## Given task
Restate the whole listing word for word. Pictures are left out.

## Data excerpt
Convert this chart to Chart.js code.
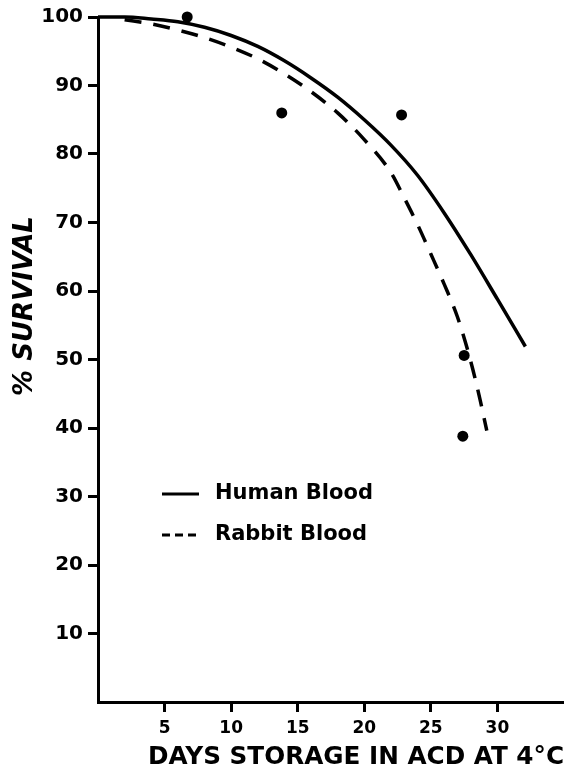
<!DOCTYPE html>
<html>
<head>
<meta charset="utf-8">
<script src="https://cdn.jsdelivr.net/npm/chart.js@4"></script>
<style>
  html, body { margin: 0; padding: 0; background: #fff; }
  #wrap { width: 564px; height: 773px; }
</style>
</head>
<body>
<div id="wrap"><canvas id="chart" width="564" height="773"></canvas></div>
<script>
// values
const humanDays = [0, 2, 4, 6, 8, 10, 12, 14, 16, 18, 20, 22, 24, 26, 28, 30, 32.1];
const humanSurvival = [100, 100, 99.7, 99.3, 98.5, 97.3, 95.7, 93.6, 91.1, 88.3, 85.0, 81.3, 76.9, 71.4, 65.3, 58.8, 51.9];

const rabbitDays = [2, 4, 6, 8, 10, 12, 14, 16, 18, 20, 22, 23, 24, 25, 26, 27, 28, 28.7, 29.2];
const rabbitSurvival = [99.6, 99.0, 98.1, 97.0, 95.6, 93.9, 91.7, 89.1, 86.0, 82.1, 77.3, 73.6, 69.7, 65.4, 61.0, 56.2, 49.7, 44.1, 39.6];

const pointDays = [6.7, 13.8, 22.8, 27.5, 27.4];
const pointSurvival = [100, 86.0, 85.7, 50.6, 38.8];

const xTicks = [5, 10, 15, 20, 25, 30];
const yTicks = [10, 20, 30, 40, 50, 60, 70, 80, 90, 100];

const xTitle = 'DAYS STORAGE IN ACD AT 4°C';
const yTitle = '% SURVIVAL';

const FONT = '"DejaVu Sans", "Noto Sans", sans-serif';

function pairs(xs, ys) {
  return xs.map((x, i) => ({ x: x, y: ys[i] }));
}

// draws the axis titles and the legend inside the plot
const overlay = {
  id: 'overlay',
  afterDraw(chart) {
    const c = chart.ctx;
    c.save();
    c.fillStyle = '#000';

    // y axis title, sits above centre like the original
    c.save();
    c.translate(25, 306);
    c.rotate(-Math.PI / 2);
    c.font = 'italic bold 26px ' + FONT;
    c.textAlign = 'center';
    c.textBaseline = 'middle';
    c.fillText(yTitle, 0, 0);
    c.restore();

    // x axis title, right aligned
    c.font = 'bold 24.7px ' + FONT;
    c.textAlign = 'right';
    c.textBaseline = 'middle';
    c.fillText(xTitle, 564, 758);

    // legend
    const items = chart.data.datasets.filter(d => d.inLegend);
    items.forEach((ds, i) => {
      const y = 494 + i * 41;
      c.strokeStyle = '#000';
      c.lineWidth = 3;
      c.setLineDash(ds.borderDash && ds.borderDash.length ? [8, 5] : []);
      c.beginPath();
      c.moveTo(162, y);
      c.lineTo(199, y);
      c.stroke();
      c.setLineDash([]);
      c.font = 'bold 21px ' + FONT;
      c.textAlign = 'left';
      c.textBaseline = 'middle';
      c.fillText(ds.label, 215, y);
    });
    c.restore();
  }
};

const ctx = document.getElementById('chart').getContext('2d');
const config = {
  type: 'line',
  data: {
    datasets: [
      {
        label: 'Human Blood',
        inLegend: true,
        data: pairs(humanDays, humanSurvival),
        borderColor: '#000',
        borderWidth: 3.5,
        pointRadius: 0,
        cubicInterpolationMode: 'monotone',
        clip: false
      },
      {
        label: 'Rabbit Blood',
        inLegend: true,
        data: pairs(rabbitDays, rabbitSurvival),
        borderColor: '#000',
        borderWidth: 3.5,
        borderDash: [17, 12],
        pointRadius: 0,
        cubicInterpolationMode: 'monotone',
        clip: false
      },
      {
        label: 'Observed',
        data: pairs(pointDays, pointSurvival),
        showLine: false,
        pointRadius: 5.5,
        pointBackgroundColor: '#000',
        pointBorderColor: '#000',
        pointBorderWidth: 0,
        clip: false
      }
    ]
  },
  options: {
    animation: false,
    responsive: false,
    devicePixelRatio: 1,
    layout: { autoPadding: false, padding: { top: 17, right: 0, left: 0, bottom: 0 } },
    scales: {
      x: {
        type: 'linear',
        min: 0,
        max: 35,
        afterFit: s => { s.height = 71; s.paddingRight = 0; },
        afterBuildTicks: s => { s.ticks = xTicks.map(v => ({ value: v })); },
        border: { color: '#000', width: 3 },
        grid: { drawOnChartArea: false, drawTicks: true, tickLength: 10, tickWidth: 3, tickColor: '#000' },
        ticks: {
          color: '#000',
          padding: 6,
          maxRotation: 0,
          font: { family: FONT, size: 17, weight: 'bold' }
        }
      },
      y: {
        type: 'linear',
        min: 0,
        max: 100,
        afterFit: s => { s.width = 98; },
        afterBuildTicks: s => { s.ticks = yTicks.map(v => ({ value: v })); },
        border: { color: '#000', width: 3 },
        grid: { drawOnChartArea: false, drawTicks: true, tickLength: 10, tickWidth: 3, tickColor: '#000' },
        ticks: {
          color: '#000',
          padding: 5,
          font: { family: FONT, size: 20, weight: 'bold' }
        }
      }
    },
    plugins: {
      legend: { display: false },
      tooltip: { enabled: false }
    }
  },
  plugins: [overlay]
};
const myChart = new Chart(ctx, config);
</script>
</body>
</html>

## Problem solution
Convert this chart to Chart.js code.
<!DOCTYPE html>
<html>
<head>
<meta charset="utf-8">
<script src="https://cdn.jsdelivr.net/npm/chart.js@4"></script>
<style>
  html, body { margin: 0; padding: 0; background: #fff; }
  #wrap { width: 564px; height: 773px; }
</style>
</head>
<body>
<div id="wrap"><canvas id="chart" width="564" height="773"></canvas></div>
<script>
// values
const humanDays = [0, 2, 4, 6, 8, 10, 12, 14, 16, 18, 20, 22, 24, 26, 28, 30, 32.1];
const humanSurvival = [100, 100, 99.7, 99.3, 98.5, 97.3, 95.7, 93.6, 91.1, 88.3, 85.0, 81.3, 76.9, 71.4, 65.3, 58.8, 51.9];

const rabbitDays = [2, 4, 6, 8, 10, 12, 14, 16, 18, 20, 22, 23, 24, 25, 26, 27, 28, 28.7, 29.2];
const rabbitSurvival = [99.6, 99.0, 98.1, 97.0, 95.6, 93.9, 91.7, 89.1, 86.0, 82.1, 77.3, 73.6, 69.7, 65.4, 61.0, 56.2, 49.7, 44.1, 39.6];

const pointDays = [6.7, 13.8, 22.8, 27.5, 27.4];
const pointSurvival = [100, 86.0, 85.7, 50.6, 38.8];

const xTicks = [5, 10, 15, 20, 25, 30];
const yTicks = [10, 20, 30, 40, 50, 60, 70, 80, 90, 100];

const xTitle = 'DAYS STORAGE IN ACD AT 4°C';
const yTitle = '% SURVIVAL';

const FONT = '"DejaVu Sans", "Noto Sans", sans-serif';

function pairs(xs, ys) {
  return xs.map((x, i) => ({ x: x, y: ys[i] }));
}

// draws the axis titles and the legend inside the plot
const overlay = {
  id: 'overlay',
  afterDraw(chart) {
    const c = chart.ctx;
    c.save();
    c.fillStyle = '#000';

    // y axis title, sits above centre like the original
    c.save();
    c.translate(25, 306);
    c.rotate(-Math.PI / 2);
    c.font = 'italic bold 26px ' + FONT;
    c.textAlign = 'center';
    c.textBaseline = 'middle';
    c.fillText(yTitle, 0, 0);
    c.restore();

    // x axis title, right aligned
    c.font = 'bold 24.7px ' + FONT;
    c.textAlign = 'right';
    c.textBaseline = 'middle';
    c.fillText(xTitle, 564, 758);

    // legend
    const items = chart.data.datasets.filter(d => d.inLegend);
    items.forEach((ds, i) => {
      const y = 494 + i * 41;
      c.strokeStyle = '#000';
      c.lineWidth = 3;
      c.setLineDash(ds.borderDash && ds.borderDash.length ? [8, 5] : []);
      c.beginPath();
      c.moveTo(162, y);
      c.lineTo(199, y);
      c.stroke();
      c.setLineDash([]);
      c.font = 'bold 21px ' + FONT;
      c.textAlign = 'left';
      c.textBaseline = 'middle';
      c.fillText(ds.label, 215, y);
    });
    c.restore();
  }
};

const ctx = document.getElementById('chart').getContext('2d');
const config = {
  type: 'line',
  data: {
    datasets: [
      {
        label: 'Human Blood',
        inLegend: true,
        data: pairs(humanDays, humanSurvival),
        borderColor: '#000',
        borderWidth: 3.5,
        pointRadius: 0,
        cubicInterpolationMode: 'monotone',
        clip: false
      },
      {
        label: 'Rabbit Blood',
        inLegend: true,
        data: pairs(rabbitDays, rabbitSurvival),
        borderColor: '#000',
        borderWidth: 3.5,
        borderDash: [17, 12],
        pointRadius: 0,
        cubicInterpolationMode: 'monotone',
        clip: false
      },
      {
        label: 'Observed',
        data: pairs(pointDays, pointSurvival),
        showLine: false,
        pointRadius: 5.5,
        pointBackgroundColor: '#000',
        pointBorderColor: '#000',
        pointBorderWidth: 0,
        clip: false
      }
    ]
  },
  options: {
    animation: false,
    responsive: false,
    devicePixelRatio: 1,
    layout: { autoPadding: false, padding: { top: 17, right: 0, left: 0, bottom: 0 } },
    scales: {
      x: {
        type: 'linear',
        min: 0,
        max: 35,
        afterFit: s => { s.height = 71; s.paddingRight = 0; },
        afterBuildTicks: s => { s.ticks = xTicks.map(v => ({ value: v })); },
        border: { color: '#000', width: 3 },
        grid: { drawOnChartArea: false, drawTicks: true, tickLength: 10, tickWidth: 3, tickColor: '#000' },
        ticks: {
          color: '#000',
          padding: 6,
          maxRotation: 0,
          font: { family: FONT, size: 17, weight: 'bold' }
        }
      },
      y: {
        type: 'linear',
        min: 0,
        max: 100,
        afterFit: s => { s.width = 98; },
        afterBuildTicks: s => { s.ticks = yTicks.map(v => ({ value: v })); },
        border: { color: '#000', width: 3 },
        grid: { drawOnChartArea: false, drawTicks: true, tickLength: 10, tickWidth: 3, tickColor: '#000' },
        ticks: {
          color: '#000',
          padding: 5,
          font: { family: FONT, size: 20, weight: 'bold' }
        }
      }
    },
    plugins: {
      legend: { display: false },
      tooltip: { enabled: false }
    }
  },
  plugins: [overlay]
};
const myChart = new Chart(ctx, config);
</script>
</body>
</html>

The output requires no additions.